The binding legal principles established are: 1. When reviewing administrative action under PAJA, rationality requires that the means (including the decision-making process) be rationally linked to the purpose for which the power was conferred. 2. A private entity performing water services functions under section 19 of the Water Services Act in terms of a lawful, ministerially-approved concession agreement performs the same constitutional and statutory functions as a municipality and cannot be subjected to differential tariff treatment solely on the basis that it is a private entity rather than a municipality. 3. Administrative decision-makers are bound by the reasons provided at the time of decision-making and cannot rely on ex post facto rationalisation - new reasons not considered during the decision-making process and not communicated to affected parties cannot justify the decision on review. 4. Differentiation in tariff-setting for essential services must be based on material, rational differences between the affected parties. Where entities perform identical functions in relation to the same service from the same source, there must be a genuine rational basis for differential treatment. 5. Decisions lacking rational connection between stated reasons and outcomes, or founded on factual errors with unreasonable results, are reviewable under sections 6(2)(e)(iii), 6(2)(f)(ii) and 6(2)(h) of PAJA.

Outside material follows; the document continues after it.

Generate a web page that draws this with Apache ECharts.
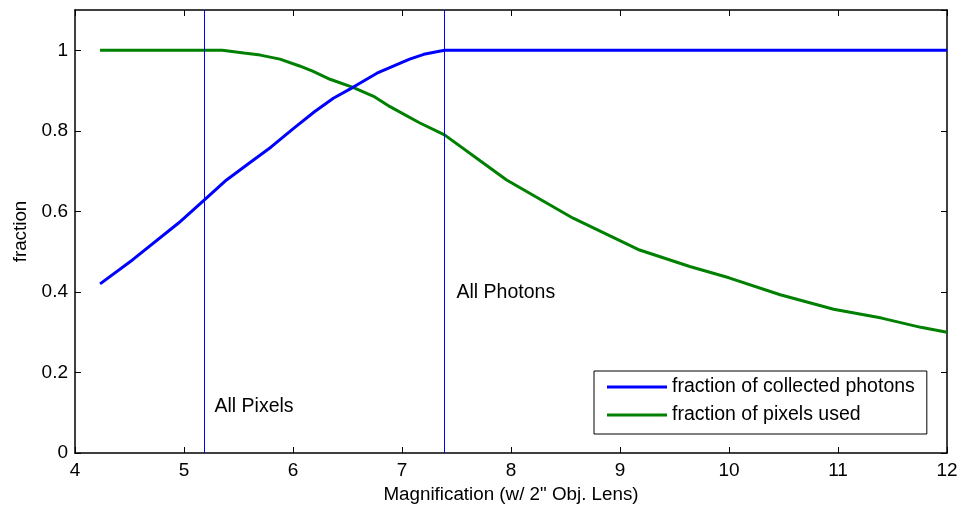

The court made several non-binding observations: 1. The court analysed different characterisations of Siza's role (mandate, in-line function, sui generis relationship, statutory assignment) but noted it was "unnecessary definitively to characterise Siza's legal status" - what mattered was that it performed identical functions to those Ilembe would otherwise perform. 2. The court noted that section 19(5) of the Water Services Act requires the Minister to ensure contracts between water services authorities and private providers are "fair and equitable to all parties", suggesting that tariff changes affecting such arrangements should be assessed against this standard. 3. The court observed that municipal profitability from water schemes is "only indirectly relevant" to a bulk water supplier at the level of likelihood of payment, and that the sustainability of a bulk water supplier depends on whether tariffs generate sufficient total revenue to cover total operational costs. 4. The court commented on the confusion in Umgeni Water's reasoning between municipal operational profitability and Umgeni Water's own profitability, noting statements displaying "confusion of thought." 5. The court suggested that imposing higher tariffs on efficient private providers could be "penalising Siza for its ability to generate a profit through its efficiency" which "would be irrational." 6. The court noted the practical absurdities that would flow from the differential tariff if the concession area were expanded or contracted - areas would immediately pay different rates depending on whether served by Siza or Ilembe.
This case establishes important principles regarding differential treatment in the provision of essential services and administrative rationality: 1. It clarifies that private entities performing public water service functions under section 19 of the Water Services Act stand in the same position as municipalities for purposes of their constitutional and statutory obligations, and cannot be discriminated against solely on the basis of their private status. 2. It demonstrates the rigorous application of rationality review under PAJA, requiring genuine rational connection between stated reasons and administrative decisions, not mere assertion. 3. It prohibits ex post facto rationalisation of administrative decisions - decision-makers are bound by their original reasons and cannot rely on new justifications not considered during the decision-making process. 4. It confirms that where a municipality lawfully delegates water service provision to a private provider under a ministerially-approved concession, that provider must be treated equitably in relation to bulk water tariffs. 5. It illustrates the courts' careful scrutiny of decisions affecting constitutional rights (here, access to water under section 27 of the Constitution), particularly where differentiation impacts pricing for essential services. The judgment reinforces that administrative decisions must be based on genuine, factually-supported reasons that rationally connect to the purpose of the enabling legislation, and that unjustified differentiation between similarly-situated entities will not survive review.